Se in Italia non è una passeggiata fare gli insegnanti, come se la passano nel resto d’Europa? Per saperlo, non serve ipotizzare congetture o diavolerie varie. Perché, carta canta. La carta è il “Quaderno Eurydice”, pubblicato dalla rete europea Eurydice di Bruxelles e tradotto in Italia dall’istituto Indire.
Le regole per andare in cattedra sono molto diverse da Paese a Paese. Per esempio in Portogallo, Norvegia, Svizzera e Ungheria basta la laurea che ha anche valore abilitante: gli istituti di formazione iniziale rilasciano ai loro laureati un pieno titolo per insegnare. Invece, per diventare insegnanti in Italia (così come in Spagna, Francia, Lussemburgo, Albania e Turchia) occorre prima superare un concorso che può prevedere prove scritte, colloqui, la valutazione di un portfolio, l’osservazione della pratica didattica o qualsiasi combinazione di questi metodi.
Il Vecchio Continente è diviso sul sistema di reclutamento degli insegnanti. In generale, c’è una visione compatta, perché la maggior parte dei paesi europei è per un “sistema aperto” e diretto. Però, se scendiamo nella parte più meridionale dell’Europa, Italia compresa, sono i concorsi la principale porta di ingresso nella professione di insegnante. E sappiamo anche che, da noi, superare un concorso costituisce un prerequisito obbligatorio per essere pienamente abilitato.

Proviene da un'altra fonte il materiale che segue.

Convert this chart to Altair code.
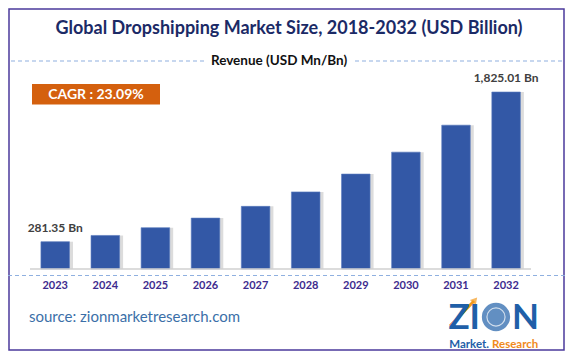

Per i docenti italiani non esiste, al momento, nessuna prospettiva di sviluppo di carriera nell’ambito della professione. Negli altri Paesi europei, invece. le prospettive di carriera e la progressione salariale costituiscono gli incentivi più comuni per incoraggiare gli insegnanti a partecipare allo sviluppo professionale continuo. Oltre al fatto che esiste anche la possibilità di assumere responsabilità diverse da quelle dell’insegnamento.